Ngārimu VC and 28th (Māori) Battalion Memorial Scholarship – scholars of yesteryear and today

Issue: Volume 93, Number 7

Posted: 5 May 2014
Reference #: 1H9ctT

Meet recipients of Ngārimu VC and 28th (Māori) Battalion Memorial Scholarship of the past and present.

Aperahama Hurihanganui: work-life balance

Aperahama Hurihanganui of Te Arawa, Ngāti Porou, and Ngāti Ira, is studying a Bachelor of Laws (LLB), and a Bachelor of Arts (BA) at the University of Waikato. He was granted a Ngārimu VC and 28th (Māori) Battalion Memorial Scholarship last year, and he says that the acknowledgement has made him even more determined to repay the investment in his success.

Aperahama’s goal is to move into sports law on graduation, where he sees himself - a passionate and high-achieving sports person - as a perfect fit to help other athletes negotiate the business side of a competitive vocation. He is also interested in family law, and says he may one day go back to pursuing this line of academic discipline. In this respect, Aperahama can see a possible future combining his language, tikanga, and leadership skills toward making a positive difference to his people.

“[If at some stage I pursue the family law path] I would want to work in issues of domestic violence. I want to see Māori children attend school with a smile on their face, a tummy full from breakfast, eyes wide awake from a good night’s sleep, and their whānau present at the end of year prizegiving.”

For now, though, Aperahama is focused on transferring his passion for sport to academic success, while remaining mindful of his belief that mind and body complement and support each other.

“I try to perform well academically, making sure I attend all lectures and tutorials, and do the best I can with assignments. I know that I get a lot of support from my family, and from scholarships to get me here at university, so I want to make sure that this investment isn’t wasted.

“On the other side, I stay fit and healthy through sport. I’m always involved with training and nutrition, because to me all of this helps with my studies. I start the day out with a gym session and then go lock myself up in my office and do some study. When I get fatigued, I go back outside for a run. Both contribute to each other in terms of overall wellbeing.”

Wellbeing to Aperahama goes beyond the mental and physical and extends to the emotional and spiritual, or whatever you like to call the intangible stuff. He stays involved with kapa haka, maintains his strong fluency in te reo Māori, and remains deeply connected to his marae.

The Ngārimu VC 28th (Māori) Battalion Memorial Scholarship Fund Board is not the only august organaisation to acknowledge Aperahama’s fledgling achievements and far-reaching potential. He is also a recipient of the Sir Edmund Hillary Scholarship in recognition of his excellence in rugby, waka ama, kapa haka, academia, and leadership. On a more grassroots level, the wise heads of Te Arawa recognised a stand-out role model, too, and encouraged Aperahama to get involved with those young people that he could help to steer toward similar success.

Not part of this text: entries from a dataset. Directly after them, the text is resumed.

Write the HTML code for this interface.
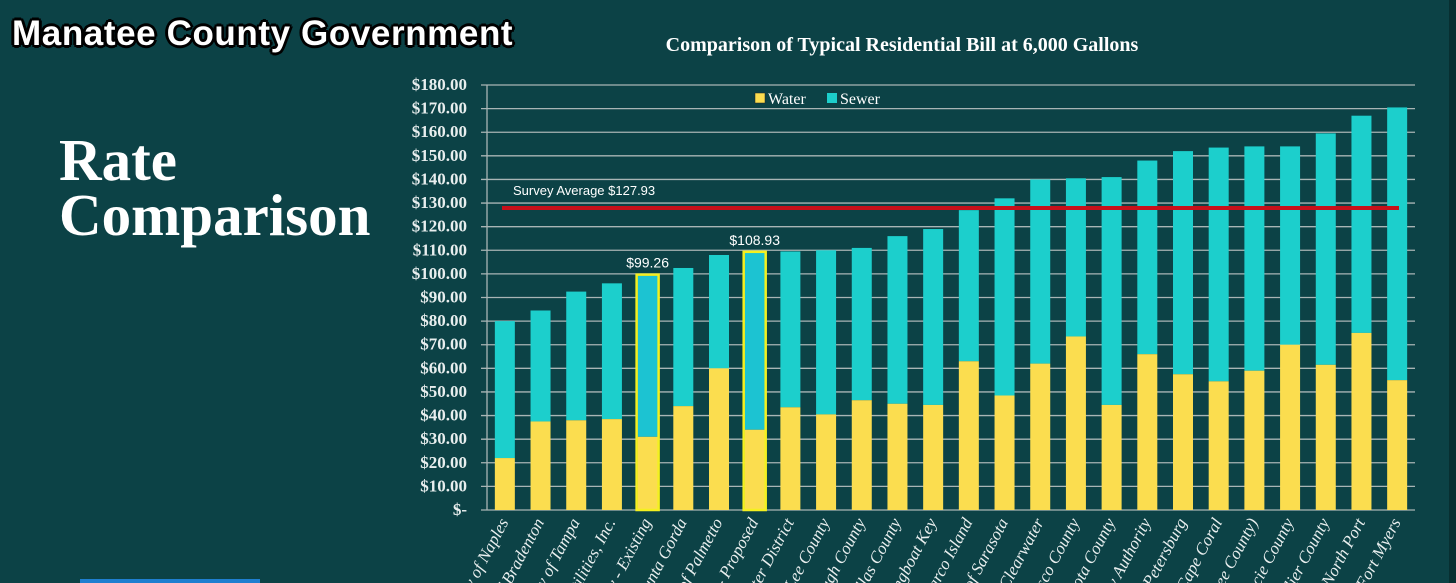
<!DOCTYPE html>
<html><head><meta charset="utf-8"><style>
html,body{margin:0;padding:0;overflow:hidden;}
body{width:1456px;height:583px;background:#0c4246;position:relative;overflow:hidden;font-family:"Liberation Serif",serif;}
#hdr{position:absolute;left:12px;top:14px;font-family:"Liberation Sans",sans-serif;font-weight:bold;font-size:35px;color:#fff;text-shadow:-2px -2px 0 #000,2px -2px 0 #000,-2px 2px 0 #000,2px 2px 0 #000,0 3px 0 #000,3px 0 0 #000,-3px 0 0 #000,0 -3px 0 #000;letter-spacing:0.6px;}
#ttl{position:absolute;left:59px;top:133px;color:#fff;font-weight:bold;font-size:59px;line-height:55px;}
#edge{position:absolute;left:1449px;top:0;width:7px;height:583px;background:#082f31;}
#blue{position:absolute;left:80px;top:579px;width:180px;height:4px;background:#1f7fd0;}
</style></head><body>
<div id="hdr">Manatee County Government</div>
<div id="ttl">Rate<br>Comparison</div>
<div id="edge"></div>
<div id="blue"></div>
<svg id="chart" width="1456" height="583" style="position:absolute;left:0;top:0;overflow:hidden"></svg>
<script>
const categories=["City of Naples","City of Bradenton","City of Tampa","FL Gov Utilities, Inc.","Manatee County - Existing","City of Punta Gorda","City of Palmetto","Manatee County - Proposed","Englewood Water District","Lee County","Hillsborough County","Pinellas County","Town of Longboat Key","City of Marco Island","City of Sarasota","City of Clearwater","Pasco County","Sarasota County","Tampa Bay Authority","City of St. Petersburg","City of Cape Coral","Bonita (Lee County)","St. Lucie County","Collier County","City of North Port","City of Fort Myers"];
const waterValues=[22,37.5,38,38.5,31,44,60,34,43.5,40.5,46.5,45,44.5,63,48.5,62,73.5,44.5,66,57.5,54.5,59,70,61.5,75,55];
const totalValues=[80,84.5,92.5,96,99.26,102.5,108,108.93,109.5,110,111,116,119,127,132,140,140.5,141,148,152,153.5,154,154,159.5,167,170.5];
const highlighted=[4,7];
const highlightLabels=["$99.26","$108.93"];
const yTicks=[0,10,20,30,40,50,60,70,80,90,100,110,120,130,140,150,160,170,180];
const surveyAverage=127.93;

const svg=document.getElementById('chart');
const NS='http://www.w3.org/2000/svg';
const X0=487,X1=1415,Y0=510,Y1=85,YMAX=180;
const band=(X1-X0)/categories.length;
const bw=20;
const y=v=>Y0-(v/YMAX)*(Y0-Y1);
const xc=i=>X0+band*(i+0.5);
function mk(t,a){const e=document.createElementNS(NS,t);for(const k in a)e.setAttribute(k,a[k]);svg.appendChild(e);return e;}

let t=mk('text',{x:902,y:51,'text-anchor':'middle',fill:'#fff','font-size':20,'font-weight':'bold','font-family':'Liberation Serif, serif'});
t.textContent='Comparison of Typical Residential Bill at 6,000 Gallons';



yTicks.forEach(v=>{
  const g=mk('line',{x1:X0-6,x2:X1,y1:y(v),y2:y(v),stroke:'#a9b5b5','stroke-width':1.3});
  
  
  const l=mk('text',{x:467,y:y(v)+5,'text-anchor':'end',fill:'#e8eeee','font-size':17,'font-weight':'bold','font-family':'Liberation Serif, serif'});
  l.textContent=v===0?'$-':'$'+v.toFixed(2);
  
  
});
const ax=mk('line',{x1:X0,x2:X0,y1:Y1,y2:Y0,stroke:'#a9b5b5','stroke-width':1.3});



categories.forEach((c,i)=>{
  const x=xc(i)-bw/2;
  const hi=highlighted.includes(i);
  const s=mk('rect',{x:x,y:y(totalValues[i]),width:bw,height:y(waterValues[i])-y(totalValues[i]),fill:hi?'#1cc3d2':'#1ccfcc'});
  
  
  const w=mk('rect',{x:x,y:y(waterValues[i]),width:bw,height:Y0-y(waterValues[i]),fill:'#fbdd4f'});
  
  
  if(hi){
    const o=mk('rect',{x:x-1,y:y(totalValues[i])-1,width:bw+2,height:Y0-y(totalValues[i])+1,fill:'none',stroke:'#f4f020','stroke-width':2.5});
    
    
    const lb=mk('text',{x:xc(i),y:y(totalValues[i])-8,'text-anchor':'middle',fill:'#fff','font-size':14,'font-family':'Liberation Sans, sans-serif'});
    lb.textContent=highlightLabels[highlighted.indexOf(i)];
    
    
  }
  const xl=mk('text',{x:xc(i)+4,y:522,'text-anchor':'end',fill:'#e8eeee','font-size':17,'font-style':'italic','font-family':'Liberation Serif, serif',transform:`rotate(-62 ${xc(i)+4} 522)`});
  xl.textContent=c;
  
  
});

const av=mk('line',{x1:502,x2:1399,y1:y(surveyAverage),y2:y(surveyAverage),stroke:'#c8101a','stroke-width':4});


const at=mk('text',{x:513,y:195,fill:'#fff','font-size':13,'font-family':'Liberation Sans, sans-serif'});
at.textContent='Survey Average $'+surveyAverage.toFixed(2);



const lg1=mk('rect',{x:755,y:93,width:10,height:10,fill:'#fbdd4f',stroke:'#222','stroke-width':0.5});


const lt1=mk('text',{x:768,y:104,fill:'#fff','font-size':16,'font-family':'Liberation Serif, serif'});
lt1.textContent='Water';


const lg2=mk('rect',{x:827,y:93,width:10,height:10,fill:'#1ccfcc'});


const lt2=mk('text',{x:840,y:104,fill:'#fff','font-size':16,'font-family':'Liberation Serif, serif'});
lt2.textContent='Sewer';


</script>
</body></html>
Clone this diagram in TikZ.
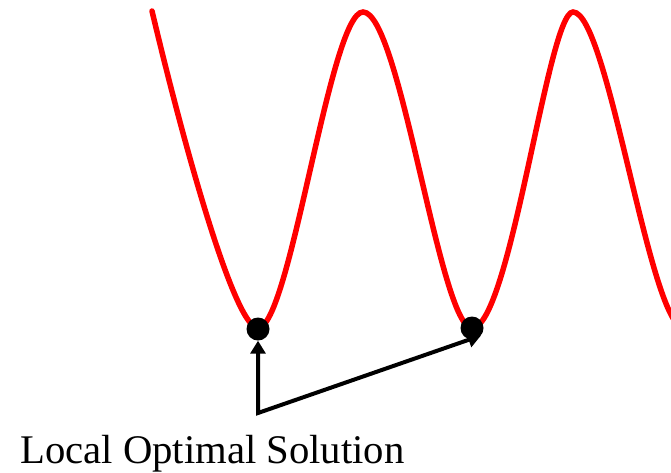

The key to his success thus far, says Aperahama, is three-fold: whānau, dedication, and work-life balance. He plans to take this formula forward into a bright future. Another quality that he’d like to instill in young Te Arawa, and in young Māori all over the country, is passion for one’s own pursuit of excellence.

“You will always have the motivation to pursue something that you’re passionate about. I kind of went the opposite way for a while; I was all about joining the Navy for a long time. I liked the lifestyle, the discipline, the routine. I had come out of boarding school and was used to that way of life. I knew, though, that I had other strengths. I was academically able, for example. I never thought that I would do as well at university as I could do in the Navy, but I had lots of people in my iwi who inspired the courage in me to go for it. I took the leap, and put in the hard yards, and here I am.

“In order to have the confidence to take that big leap, you must have the support of whānau and community, and I feel really sorry for young Māori that don’t have that.”

Mark Milroy: inspirational whānau

Mark Milroy is currently a partner at Foster and Milroy law firm of Hamilton, specialising in Māori land law. He was a Ngārimu VC and 28th (Māori) Battalion Memorial Scholarship Fund scholar in 1979. Although he knew nothing about the scholarship at the time, his headmaster at Auckland’s Kelston Boys High School submitted an application without his knowledge. Given his strong academic ability, and success on the rugby field, perhaps the far-sighted headmaster didn’t feel that Mark needed a say in whether he became a role model or not!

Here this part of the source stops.